Great system of testing isn't it.
badhair77
(4,214 posts)We do not have a widespread system of being able to switch districts, at least not in my county. The districts have gotten more hard-nosed about proving residency. For the schools that are failing, I believe the students have had a tough time finding anywhere else to go because there's no room.
My friend's job was to give that same talk you referenced but also to clean house of anyone who looked as if they would not do well on the test as in attendance problems, equipment issues and performance issues. I know of no local district that can get away with that.
MichiganVote
(21,086 posts)AND they want to alleviate the charters of the requirements of the public school systems=total chaos.
The reasons districts have become more rigorous about residency is not to restrict student/parent choices. Yes it involves testing, AYP results. But so long as there are differing curriculum strategies, kids who change schools or change schools often, even with adequate attendance, will likely test lower. Kids with high absences are the bottom of the barrel as far as test results go. Some even lower than the special needs population-who are not exempt from the test outcome standards that the Repub's in Michigan want to give to charter schools. THAT is what anyone with a brain in Michigan calls the "voucher" schools. Its a complete power play driven by the DeVos family among others.

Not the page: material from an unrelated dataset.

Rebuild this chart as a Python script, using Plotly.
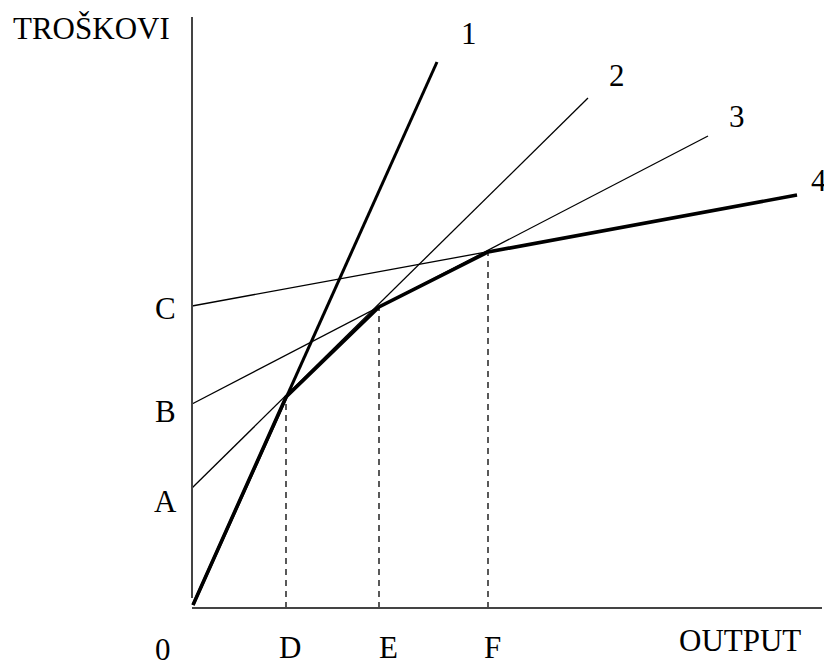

The education "reformers" want to eliminate local control in every state. So you'll pay your property taxes but the school services may go anybody who shows up to enroll. Neat huh
Eventually your friend and other like that employee will have quotas they will have to fill...no stress there.
That is the direction of public education today. Its ugly and getting uglier.
JPZenger
(6,819 posts)The testing system needs plenty of reforms. For example, let people take the tests in their native languages if they are new immigrants. Don't blame a school for test results if that kid has only been in that school district for a few months.
Curmudgeoness
(18,219 posts)This is what is so disheartening. The public schools must take any student who lives in that district, and cannot choose not to take any student. Charter schools can decide not to take anyone they don't want, and they can get rid of any student that they want to get rid of. I don't see how these "reformers" cannot see the differences and the reasons why it is an unfair system.
Yet, with all the advantages stacked on the side of charter schools, they still do not meet the same standards that public schools are meeting. Go figure.